The mean value of a property purchased through the scheme is £173,470 compared to an average first-time buyer house price of £190,999 and a national average house price of £226,798.
The median age of a first-time buyer in the scheme is 28 compared to a national first-time buyer median age of 30.
The Help to Buy ISA is available to UK residents over the age of 16 for a temporary period of four years, which started on 1 December 2015 and ends on 30 November 2019.

Help to Buy ISA account holders can, however, continue saving into their account until 30 November 2029 when accounts will close to additional contributions. The Help to Buy ISA Government bonus must be claimed by 1 December 2030.

The Top 1%

How much taxable income would take you into the top 1% of UK income tax payers?
The answer may be smaller than you think: to join that select band of about 310,000 taxpaying individuals, you need taxable income of at least £160,000 a year.

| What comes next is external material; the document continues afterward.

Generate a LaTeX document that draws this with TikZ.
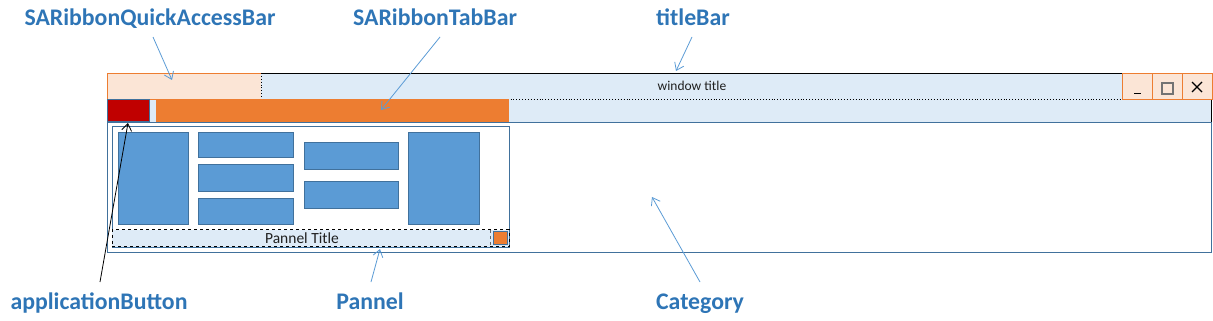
\documentclass[tikz,border=0pt]{standalone}
\usepackage{fontspec}
\setmainfont{Carlito}
\usetikzlibrary{arrows.meta}
\definecolor{lblue}{HTML}{DEEBF7}
\definecolor{lorange}{HTML}{FBE5D6}
\definecolor{orng}{HTML}{ED7D31}
\definecolor{bfill}{HTML}{5B9BD5}
\definecolor{bdraw}{HTML}{41719C}
\definecolor{txtblue}{HTML}{2E75B6}
\definecolor{darkred}{HTML}{C00000}
\begin{document}
\begin{tikzpicture}[x=1pt,y=-1pt,
  lbl/.style={text=txtblue,font=\fontsize{23.8}{26}\selectfont\bfseries,inner sep=0pt,anchor=base},
  ptr/.style={draw=bfill,line width=0.8pt,-{Straight Barb[length=7pt,width=10pt]}},
  blackptr/.style={draw=black,line width=0.8pt,-{Straight Barb[length=7pt,width=10pt]}},
  rect/.style={anchor=north west,inner sep=0pt,outer sep=0pt},
  blk/.style={rect,draw=bdraw,fill=bfill,line width=0.9pt},
  winbtn/.style={rect,draw=orng,fill=lorange,line width=0.9pt,minimum width=30pt,minimum height=26pt},
]
\useasboundingbox (0,0) rectangle (1213,321);

% category area
\node[rect,draw=bdraw,line width=0.9pt,minimum width=1104pt,minimum height=130pt] (cat) at (107,122) {};
% tab row
\node[rect,fill=lblue,minimum width=1104pt,minimum height=23pt] (tabrow) at (107,99) {};
\draw[black,line width=0.9pt] (tabrow.north east) -- (tabrow.south east);
\draw[bdraw,line width=0.9pt] (tabrow.north west) -- (tabrow.south west) -- (tabrow.south east);
% quick access bar
\node[rect,draw=orng,fill=lorange,line width=0.9pt,minimum width=154pt,minimum height=26pt] (qab) at (107,73) {};
% title bar
\node[rect,fill=lblue,minimum width=861pt,minimum height=26pt] (tbar) at (261,73) {};
\draw[black,line width=0.9pt] (tbar.north west) -- (tbar.north east);
\draw[black,dotted,line width=0.9pt] (tbar.north west) -- (tbar.south west) -- (tbar.south east);
\node[font=\fontsize{13.5}{15}\selectfont,text=black!88,anchor=base,inner sep=0pt] (wtitle) at (692,91) {window title};
% window buttons
\node[winbtn] (bmin) at (1122,73) {};
\node[winbtn] (bmax) at (1152,73) {};
\node[winbtn] (bclose) at (1182,73) {};
\draw[black,line width=0.9pt] (1134,93) -- (1141,93);
\draw[black!55,line width=1.3pt] (1162,83) rectangle (1173,94);
\draw[black,line width=1.3pt] (1192,82) -- (1202,92) (1192,92) -- (1202,82);
% application button and tab bar
\node[rect,draw=bdraw,fill=darkred,line width=0.9pt,minimum width=42pt,minimum height=22pt] (appbtn) at (107,99.5) {};
\node[rect,fill=orng,minimum width=353pt,minimum height=23pt] (tabbar) at (156,99) {};

% panel
\node[rect,draw=bdraw,line width=0.9pt,minimum width=397pt,minimum height=121pt] (panel) at (112,126) {};
\node[rect,draw=black,dashed,fill=lblue,line width=0.9pt,minimum width=397pt,minimum height=17pt] (ptitlebar) at (112,229.5) {};
\node[font=\fontsize{15.5}{17}\selectfont,text=black!88,anchor=base,inner sep=0pt] (ptitle) at (302,243.5) {Pannel Title};
\draw[black!60,dashed,line width=0.9pt] (490,229.5) -- (490,246.5);
\node[rect,draw=bdraw,fill=orng,line width=0.9pt,minimum width=14pt,minimum height=13pt] (pbtn) at (493,231) {};
% panel contents
\node[blk,minimum width=70pt,minimum height=92pt] (b1) at (118,132) {};
\node[blk,minimum width=95pt,minimum height=25pt] (b2) at (198,132) {};
\node[blk,minimum width=95pt,minimum height=27pt] (b3) at (198,164) {};
\node[blk,minimum width=95pt,minimum height=26pt] (b4) at (198,198) {};
\node[blk,minimum width=94pt,minimum height=27pt] (b5) at (304,142) {};
\node[blk,minimum width=94pt,minimum height=27pt] (b6) at (304,181) {};
\node[blk,minimum width=71pt,minimum height=92pt] (b7) at (408,132) {};

% labels
\node[lbl] (lqab) at (150,26) {SARibbonQuickAccessBar};
\node[lbl] (ltab) at (435,26) {SARibbonTabBar};
\node[lbl] (ltitle) at (693,26) {titleBar};
\node[lbl] (lapp) at (99,309) {applicationButton};
\node[lbl] (lpan) at (370,309) {Pannel};
\node[lbl] (lcat) at (700,309) {Category};

\coordinate (tqab) at (172,80);
\coordinate (ttab) at (381,110);
\coordinate (ttitle) at (676,71);
\coordinate (tapp) at (128,123);
\coordinate (tpan) at (380,249);
\coordinate (tcat) at (652,197);

\draw[ptr] ([shift={(3,11)}]lqab.base) -- (tqab);
\draw[ptr] ([shift={(5,11)}]ltab.base) -- (ttab);
\draw[ptr] ([shift={(-1,11)}]ltitle.base) -- (ttitle);
\draw[blackptr] ([shift={(1,-27)}]lapp.base) -- (tapp);
\draw[ptr] ([shift={(1,-27)}]lpan.base) -- (tpan);
\draw[ptr] ([shift={(0,-27)}]lcat.base) -- (tcat);
\end{tikzpicture}
\end{document}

It is only when you get to the top 0.1% tier that the figure reaches £650,000.
As part of its research into inequality, the Institute for Fiscal Studies (IFS) has issued a briefing note on that top 1%, a prime target market for financial services providers (and HMRC). The key findings of the IFS were:
To be in the top 1% of adults by income (as opposed to the top 1% of income tax payers) requires a minimum pre-tax income of £120,000. That covers 540,000 people.
As might be expected, the top 1% of income tax payers are disproportionately male, middle-aged and London-based. Almost half of the top 0.1% are based in London and 89% are male.
The top 1% of income tax payers has become more geographically concentrated since 2000. Half of all of the top 1% can now be found in just 65 (out of 650) parliamentary constituencies. In 2000/01, 78 constituencies were required to reach the same halfway mark.
Partnership and dividend income account for over a quarter of the total income of the top 1%, and over a third of the total income of the top 0.1%. Those on lower income have a much smaller share of income in these two categories. As the IFS notes, partnership and dividend income are taxed more favourably than normal salaries – a de facto policy choice in favour of business owners.
The top 1% of income tax payers is not a stable group. The IFS found that a quarter of those in the top 1% in one year disappear in the next. After five years, only half will still be in the top 1%. Past performance is not necessarily…
A corollary of the turnover of the top 1% is that someone has a much higher chance of being in the top 1% at some point in their lives than they do in any single year. For example, 3.4% of all people (and 5.5% of men) born in 1963 were in the top 1% of income tax payers at some point between 2000/01 and 2015/16.

Reasons to Make a Will

This Technical Connection’s video blog gives reasons to make a will dealing with your specific wishes and ensuring your will is legally valid – https://youtu.be/a4NPqZVP80M

UK charity relief statistics

HMRC has published the UK charity tax relief statistics. The statistics broadly show:
For 2018-19 the total amount of tax relief to charities is estimated to be £3,790m which is an increase of over £100m since the previous tax year.
The total amount of tax relief for individuals is estimated to be £1,530m for 2018-19 which is an increase of £30m on the previous tax year.
For reliefs to individuals following a charitable donation the largest contributors in 2018-19 continued to be Inheritance Tax Relief (£890m) and Higher Rate Relief (£520m).
In 2018-19, over 70,000 charities received £1,350 million in Gift Aid
The number of individuals declaring a donation via Self Assessment has plateaued in recent years at about 1.2 million. The total value of their donations has grown overall since 2007-08 and every year since 2011-12, with a value of £3,179m in 2017-18.